Well, where could you get this much mass from the *Ever Given*? Two easy options are to remove water ballast or fuel. Diesel fuel has a lower density than water (about 850 kg/m^{3}), so you would have to remove more fuel than water. But if you remove water with a mass of 23 million kilograms, it would have a volume of 23,000 m^{3}. If you switch to fuel, it would be a volume of 27,000 m^{3}.

It's kind of difficult to imagine volumes that large. Let's switch to different units—volume in Olympic swimming pools. These pools are about 50 m x 25 m x 2 m for a volume of 2,500 m^{3}. So if you want to raise the *Ever Given* by 1 meter, you would need to offload enough water to fill about 10 Olympic swimming pools. That's crazy. Well, I guess it's not so crazy for a ship as big as the *Ever Given*—a ship so big that its length is actually wider than the Suez Canal.

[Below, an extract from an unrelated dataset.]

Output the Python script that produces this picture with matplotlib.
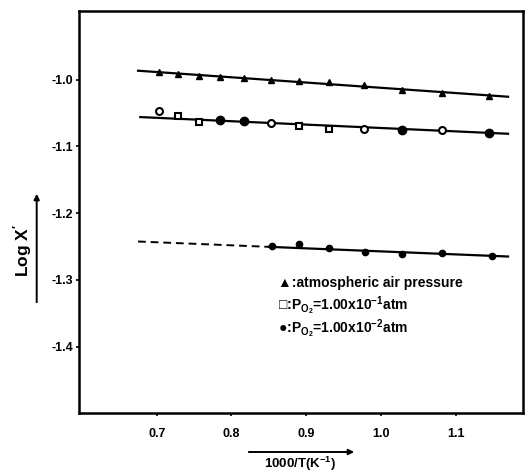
import matplotlib
matplotlib.use("Agg")
import matplotlib.pyplot as plt

plt.rcParams['font.family'] = ['Liberation Sans', 'DejaVu Sans']
plt.rcParams['font.weight'] = 'bold'
plt.rcParams['mathtext.fontset'] = 'custom'
plt.rcParams['mathtext.rm'] = 'Liberation Sans:bold'
plt.rcParams['mathtext.it'] = 'Liberation Sans:bold'
plt.rcParams['mathtext.bf'] = 'Liberation Sans:bold'

# 1000/T values (K^-1)
x_all = [0.703, 0.729, 0.756, 0.785, 0.817, 0.853, 0.890, 0.931, 0.977, 1.028, 1.082, 1.145]

# atmospheric air pressure (triangles)
y_air = [-0.9885, -0.991, -0.995, -0.996, -0.9975, -1.000, -1.0015, -1.004, -1.0085, -1.015, -1.020, -1.025]

# Po2 = 1e-1 / 1e-2 atm, same line, mixed symbols
y_mid = [-1.0465, -1.055, -1.063, -1.061, -1.062, -1.065, -1.070, -1.074, -1.074, -1.075, -1.075, -1.080]
mid_sym = ['open_o', 'open_s', 'open_s', 'fill_o', 'fill_o', 'open_o',
           'open_s', 'open_s', 'open_o', 'fill_o', 'open_o', 'fill_o']

# lowest series (filled dots)
x_low = [0.854, 0.890, 0.930, 0.978, 1.028, 1.082, 1.149]
y_low = [-1.249, -1.246, -1.2525, -1.2585, -1.261, -1.260, -1.2635]

# fitted lines (end points)
fit_air_x = [0.675, 1.170]
fit_air_y = [-0.9865, -1.0255]
fit_mid_x = [0.678, 1.170]
fit_mid_y = [-1.056, -1.081]
fit_low_dash_x = [0.675, 0.850]
fit_low_dash_y = [-1.2425, -1.2505]
fit_low_x = [0.850, 1.170]
fit_low_y = [-1.2505, -1.265]

xticks = [0.7, 0.8, 0.9, 1.0, 1.1]
yticks = [-1.0, -1.1, -1.2, -1.3, -1.4]

W, H = 531, 472
fig = plt.figure(figsize=(W / 100, H / 100), dpi=100)
ax = fig.add_axes([79 / W, 1 - 413.3 / H, 444 / W, 402.3 / H])

ax.plot(fit_air_x, fit_air_y, color='black', lw=1.6)
ax.plot(fit_mid_x, fit_mid_y, color='black', lw=1.6)
ax.plot(fit_low_dash_x, fit_low_dash_y, color='black', lw=1.4, ls=(0, (4, 2.5)))
ax.plot(fit_low_x, fit_low_y, color='black', lw=1.6)

ax.plot(x_all, y_air, ls='none', marker='^', ms=5, color='black')

for x, y, s in zip(x_all, y_mid, mid_sym):
    if s == 'open_o':
        ax.plot(x, y, marker='o', ms=5, mfc='white', mec='black', mew=1.5)
    elif s == 'open_s':
        ax.plot(x, y, marker='s', ms=4.5, mfc='white', mec='black', mew=1.5)
    else:
        ax.plot(x, y, marker='o', ms=6, color='black')

ax.plot(x_low, y_low, ls='none', marker='o', ms=4.5, color='black')

ax.set_xlim(0.596, 1.19)
ax.set_ylim(-1.5, -0.897)
ax.set_xticks(xticks)
ax.set_xticklabels(['%.1f' % v for v in xticks])
ax.set_yticks(yticks)
ax.set_yticklabels(['%.1f' % v for v in yticks])
ax.tick_params(direction='out', length=2.5, width=1.2, labelsize=9)
ax.tick_params(axis='x', pad=8)
ax.tick_params(axis='y', pad=1.5)
for sp in ax.spines.values():
    sp.set_linewidth(1.8)

# legend written as text
leg_fs = 10
ax.text(278 / W, 1 - 283 / H, '▲:atmospheric air pressure', transform=fig.transFigure,
        fontsize=leg_fs, va='center', ha='left')
ax.text(278 / W, 1 - 306 / H, r'□:P$_{\mathrm{O_2}}$=1.00x10$^{-1}$atm', transform=fig.transFigure,
        fontsize=leg_fs, va='center', ha='left')
ax.text(278 / W, 1 - 329 / H, r'●:P$_{\mathrm{O_2}}$=1.00x10$^{-2}$atm', transform=fig.transFigure,
        fontsize=leg_fs, va='center', ha='left')

# axis titles with arrows
fig.text(23 / W, 1 - 250 / H, "Log X$'$", rotation=90, fontsize=12.5, va='center', ha='center')
fig.text(300 / W, 1 - 464 / H, '1000/T(K$^{-1}$)', fontsize=9.5, va='center', ha='center')
fig.add_artist(matplotlib.patches.FancyArrowPatch(
    (36.7 / W, 1 - 305 / H), (36.7 / W, 1 - 191 / H), transform=fig.transFigure,
    arrowstyle='-|>', mutation_scale=8, color='black', lw=1.4))
fig.add_artist(matplotlib.patches.FancyArrowPatch(
    (246 / W, 1 - 452 / H), (357 / W, 1 - 452 / H), transform=fig.transFigure,
    arrowstyle='-|>', mutation_scale=8, color='black', lw=1.4))

fig.savefig('out.png', dpi=100)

Wait! There are all of those shipping containers on the deck. What if you just remove a bunch of those to decrease the draft? Great. Let's see how many you would have to remove. Of course there is one small problem—all these containers have different things inside of them. Some have TVs, some might have clothes. So they could all be different masses. That just means I get to estimate the shipping container mass.

These containers have a fairly standard size. The big ones are 2.4 m x 12.2 m x 2.6 m for a total volume of 76.1 m^{3}. For the mass, let's say these things float in water fairly well (I've seen pictures of floating containers). If the average container floats with half the volume above the water, they would have to have a density half that of water. Yes, salt water has a slightly higher density than fresh—but it's just an estimate so I'm going to say the container has a density of 500 kg/m^{3}. That means each container would have a mass of 38,000 kg.

If I need to remove a total mass of 23 million kilograms, that would be equivalent to 605 containers—the *Ever Given* can hold 20,000 containers. Oh boy, that's not good. How do you get a container off a ship in the middle of a canal? A heavy lift helicopter? That would work, but how long would it take? Let's say the helicopter can remove one container every 30 minutes. I mean, this seems like a reasonable time, since you have to fly over and then hook up a container then unhook it. That would put a total unload time of 12 days. Flying straight.

OK, a final note. Yes—these are rough estimates (back of the envelope calculations), so they could be off. However, you can still get useful information. Even if my estimates for the removal of containers is off by a factor of 2, it would still take 6 days to get those things unloaded. I would guess that the best solution for this stuck ship is to use a combination of ballast/fuel removal along with digging out the shore. Whatever they do, I hope they fix it soon.